Saturday, December 04, 2021

Monkey King: Reborn—Sun Wukong Animated Again

The Monkey King (a.k.a. Sun Wukong) is sort of like the Chinese Loki. He is a demigod and a trickster, but he can also be a bit of a screw-up. In this film, he calls himself a demon (with a soul), but same difference for us mortals. Whatever you consider him, he messes up big time in Wang Yun Fei’s Monkey King: Reborn, which releases this coming Tuesday on DVD and VOD.

This indeed the Monkey King, who we have seen in numerous
Journey to the West, of radically varying quality. This is the reformed Monkey King, who serves as the legendary monk Xuanzang’s disciple, along with Pigsy and Sandy (a.k.a. Bajie). However, he is still a handful. While staying in a Taoist monastery, he rather undiplomatically (but ever so archetypally) steals fruit from the Tree of Life in their garden. When the obnoxious caretakers blame him for their own theft of a special fruit, he goes on a rage bender and inadvertently destroys the tree.

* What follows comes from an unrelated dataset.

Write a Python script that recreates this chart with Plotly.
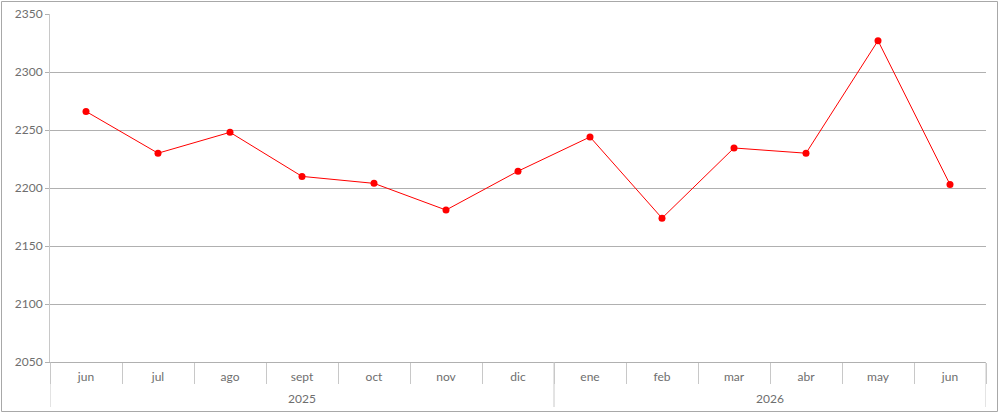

Ever so inconveniently, it turns out the mystical tree was keeping the mega-evil “Father of Demons” buried underneath (much like the Monkey King himself was once imprisoned under a mountain). At least Sun Wukong is determined to clean up his mess, but he will need the help of the embodiment of human qi, whom the Monkey King calls “Fruitie,” because he initially mistook him for a fruit spirit.

Maybe not so weirdly, Fruitie looks a lot like the “radish” creature from
Monster Hunt and it is similarly annoying. However, Sun Wukong’s in-your-face swagger is definitely entertaining. The character design of this animated Monkey King is not so very different from that of Tian Xiao Peng’s Monkey King: Hero is Back, but he has more hardnosed attitude this time around.

In fact, this really is not an animated film for young children. Sun Wukong is prone to cussing and his big battle with the Father of Demons gets impressively brutal. On the other hand, adult wuxia fans will appreciate the action.

Frankly, it is somewhat reassuring to see a film with this much Buddhist imagery can still get produced and released in China. Presumably, there is not much room in “Xi Jinping Thought” for Heaven & Hell and reincarnation, but they are all present and accounted for here.

Wang’s animated Monkey King cannot match the spectacle Wan Laiming’s classic
The Monkey King: Uproar in Heaven, but it is much richer visually than Hero is Back. It is a wild, chaotic ride, but that is how we like to see the Monkey King roll. Recommended for fans of the iconic character, Monkey King: Reborn releases Tuesday (12/7) on DVD and VOD, from Well Go USA.